When the researchers tested their method against products with known ingredients, they found that it performed well. The resulting sustainability rankings were also largely consistent with what would be expected given the main ingredients in any item.

“Our findings weren’t super surprising,” said Clark. “For at least the last decade, there’s been an increasing amount of evidence coming out saying that certain commodities have high impacts—generally beef and sheep—and certain commodities have low impacts, like plant-based foods (with some exceptions like chocolate and coffee).”

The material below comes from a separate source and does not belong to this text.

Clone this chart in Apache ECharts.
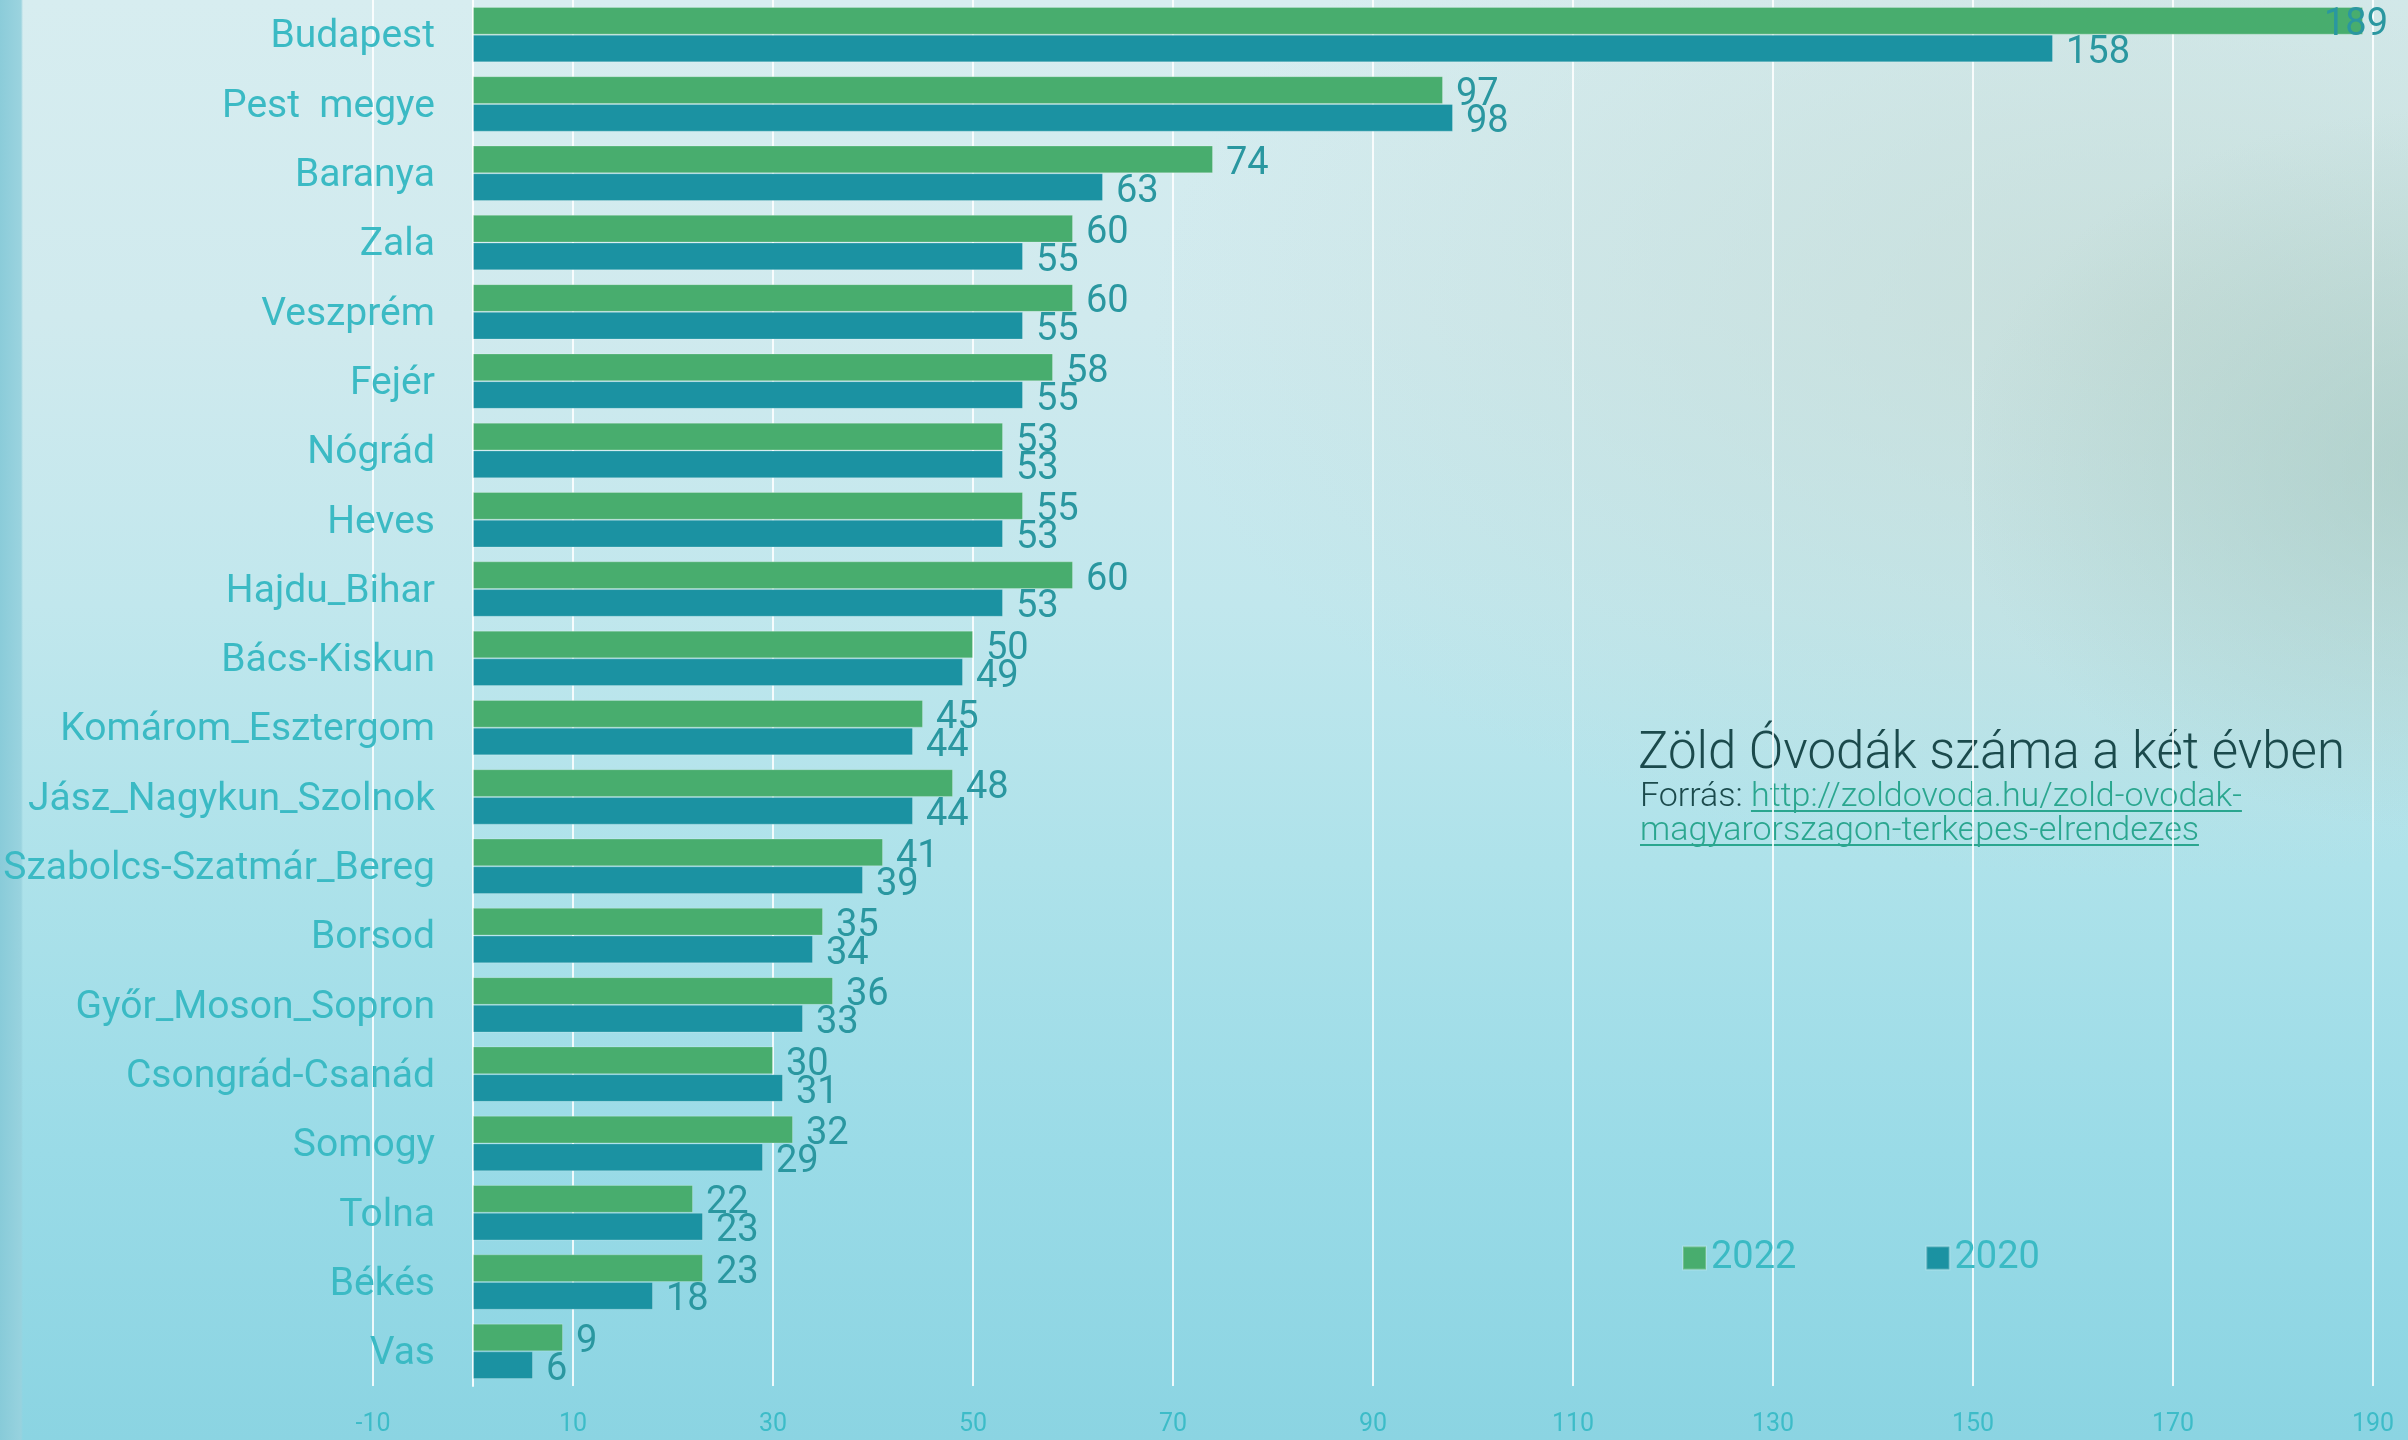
<!DOCTYPE html>
<html>
<head>
<meta charset="utf-8">
<script src="https://cdn.jsdelivr.net/npm/echarts@6/dist/echarts.min.js"></script>
<style>
html,body{margin:0;padding:0;}
#chart{width:2408px;height:1440px;
background:
 linear-gradient(to right, rgba(135,202,216,0.95) 0px, rgba(152,210,222,0.95) 21px, rgba(0,0,0,0) 23px),
 radial-gradient(ellipse 480px 360px at 2440px 470px, rgba(155,192,182,0.5), rgba(155,192,182,0) 100%),
 radial-gradient(ellipse 1000px 560px at 2150px 320px, rgba(196,218,212,0.7), rgba(196,218,212,0) 100%),
 linear-gradient(to bottom, #d7edf0 0%, #d0eaee 22%, #c1e7ed 42%, #aee2ea 60%, #9adbe7 80%, #8bd4e2 100%);}
</style>
</head>
<body>
<div id="chart"></div>
<script>
const categories = ["Budapest","Pest  megye","Baranya","Zala","Veszprém","Fejér","Nógrád","Heves","Hajdu_Bihar","Bács-Kiskun","Komárom_Esztergom","Jász_Nagykun_Szolnok","Szabolcs-Szatmár_Bereg","Borsod","Győr_Moson_Sopron","Csongrád-Csanád","Somogy","Tolna","Békés","Vas"];
const values2022 = [189,97,74,60,60,58,53,55,60,50,45,48,41,35,36,30,32,22,23,9];
const values2020 = [158,98,63,55,55,55,53,53,53,49,44,44,39,34,33,31,29,23,18,6];
const seriesNames = ["2022","2020"];
const titleText = "Zöld Óvodák száma a két évben";
const sourceLabel = "Forrás: ";
const sourceLine1 = "http://zoldovoda.hu/zold-ovodak-";
const sourceLine2 = "magyarorszagon-terkepes-elrendezes";

const fam = 'Roboto, "Noto Sans", sans-serif';
const subFont = '300 34px Roboto, "Noto Sans", sans-serif';

const mctx = document.createElement('canvas').getContext('2d');
function textW(t, f){ mctx.font = f; return mctx.measureText(t).width; }

const srcX = 1640;
const linkX = srcX + textW(sourceLabel, subFont);
const w1 = textW(sourceLine1, subFont);
const w2 = textW(sourceLine2, subFont);

const chart = echarts.init(document.getElementById('chart'), null, {renderer:'canvas'});
const labelCommon = {
  show: true, position: 'right', distance: 13,
  color: '#2a97a0', fontFamily: fam, fontSize: 38
};
chart.setOption({
  backgroundColor: 'transparent',
  animation: false,
  grid: {left: 373, right: 35, top: 0, bottom: 54, outerBoundsMode: 'none', containLabel: false},
  legend: {
    data: seriesNames, left: 1682, top: 1238, padding: 0,
    itemWidth: 23, itemHeight: 23, itemGap: 129, icon: 'rect',
    textStyle: {color: '#3bbac4', fontFamily: fam, fontSize: 38, lineHeight: 40}
  },
  xAxis: {
    type: 'value', min: -10, max: 190, interval: 20,
    axisLine: {show: false}, axisTick: {show: false},
    splitLine: {show: true, lineStyle: {color: 'rgba(255,255,255,0.85)', width: 2}},
    axisLabel: {color: '#3dbcc8', fontFamily: fam, fontSize: 25, margin: 26}
  },
  yAxis: {
    type: 'category', data: categories, inverse: true,
    axisLine: {show: true, onZero: true, lineStyle: {color: 'rgba(255,255,255,0.9)', width: 2}},
    axisTick: {show: false},
    axisLabel: {color: '#3bbac4', fontFamily: fam, fontSize: 39, margin: -62,
      formatter: '{c|{value}}', rich: {c: {color: '#3bbac4', fontFamily: fam, fontSize: 39, padding: [6, 0, 0, 0]}}}
  },
  labelLayout: function (p) {
    const r = p.labelRect;
    const over = r.x + r.width - 2388;
    return {dx: over > 0 ? -over : 0, dy: 5};
  },
  series: [
    {name: seriesNames[0], type: 'bar', data: values2022, barGap: '0%', barCategoryGap: '20%',
     itemStyle: {color: '#48ad6e', borderColor: 'rgba(255,255,255,0.22)', borderWidth: 1},
     label: labelCommon},
    {name: seriesNames[1], type: 'bar', data: values2020, barGap: '0%', barCategoryGap: '20%',
     itemStyle: {color: '#1b92a2', borderColor: 'rgba(255,255,255,0.22)', borderWidth: 1},
     label: labelCommon}
  ],
  graphic: [
    {type: 'text', x: 1638, y: 755, style: {text: titleText, font: '300 51px Roboto, "Noto Sans", sans-serif', fill: '#1b4a4c', verticalAlign: 'middle', textVerticalAlign: 'middle'}},
    {type: 'text', x: srcX, y: 797, style: {text: sourceLabel, font: subFont, fill: '#1b4a4c', verticalAlign: 'middle', textVerticalAlign: 'middle'}},
    {type: 'text', x: linkX, y: 797, style: {text: sourceLine1, font: subFont, fill: '#2aa68f', verticalAlign: 'middle', textVerticalAlign: 'middle'}},
    {type: 'line', shape: {x1: linkX, y1: 811, x2: linkX + w1, y2: 811}, style: {stroke: '#2aa68f', lineWidth: 2}},
    {type: 'text', x: srcX, y: 831, style: {text: sourceLine2, font: subFont, fill: '#2aa68f', verticalAlign: 'middle', textVerticalAlign: 'middle'}},
    {type: 'line', shape: {x1: srcX, y1: 845, x2: srcX + w2, y2: 845}, style: {stroke: '#2aa68f', lineWidth: 2}}
  ]
});
</script>
</body>
</html>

In general, meat, cheese, and fish—and anything made with these ingredients—had the highest estimated impacts. Anything based on fruits, grains, or vegetables ranked lower, as expected. When combined with NutriScore there were clear win-win products that were nutritious and good for the environment—like whole grain foods and produce. Potato chips also performed particularly well due to their high “vegetable” content. Other foods, like nuts, fish, and meat, were nutritious, but relatively harder on the environment.

Work in progress

The research team hopes that their work will be a starting point for a metric that could be used by consumers, producers, and retailers to make more sustainable choices. Moving forward, the biggest hurdle will still be the lack of ingredient transparency, which is unlikely to improve anytime in the near future. Where and how ingredients are produced is another factor that can considerably change the impact, and that is rarely disclosed.

“We’re hoping that this is the start of a longer journey and an opportunity to work together to develop something that’s mutually beneficial,” said Clark. “The most exciting part is the application of it—we now have a mechanism to allow for comparisons across a bunch of food products that people either produce, sell, or purchase, and this allows them to make informed decisions on the impacts of these choices.”